On Wednesday, the two visited Six Flags Over Georgia for a special media day to ride the wooden Scream Machine, which opened in 1973.
At the time, it was considered part of the 1970s roller coaster renaissance. It helped put Six Flags Over Georgia on the list of must-see parks.
In 1974, the Guinness Book of World Records recognized it as the world’s tallest and longest roller coaster, at 105 feet tall and 3,800 feet of track.
Carol Holmes said going backward adds a new vantage point to see the rest of the Austell park and surrounding community.
Gene Petriello, a spokesman for Six Flags Over Georgia, Hurricane Harbor and Six Flags White Water, said the ride will go with riders facing backward for the foreseeable future.
In the 1990s, it went backward. “It was very popular, so we decided to bring it back this year,” he said.

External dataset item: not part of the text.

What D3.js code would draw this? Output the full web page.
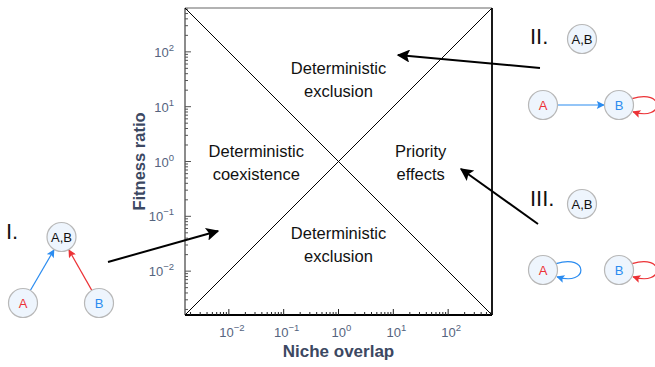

Last year, more than 550,000 people rode the Scream Machine. That number includes people who rode it more than once.
“It’s a popular ride for sure,” he said.
Here’s what you get:
An unsuspecting drop down nearly 10 stories backward.
Speeds of 57 mph around tight curves backward.
More than 3,800 feet of track racing along the banks of the Chattahoochee River backward.
The park is also gearing up for a new ride that opens in May — the Twisted Cyclone.
The Twisted Cyclone is replacing the wooden, weathered skeleton of what was once the Georgia Cyclone, which opened in 1990.
The Twisted Cyclone, which will be made of wood and steel, is expected to open this Memorial Day weekend. The bright-blue steel track will provide for a smoother, sturdier and more thrilling ride experience.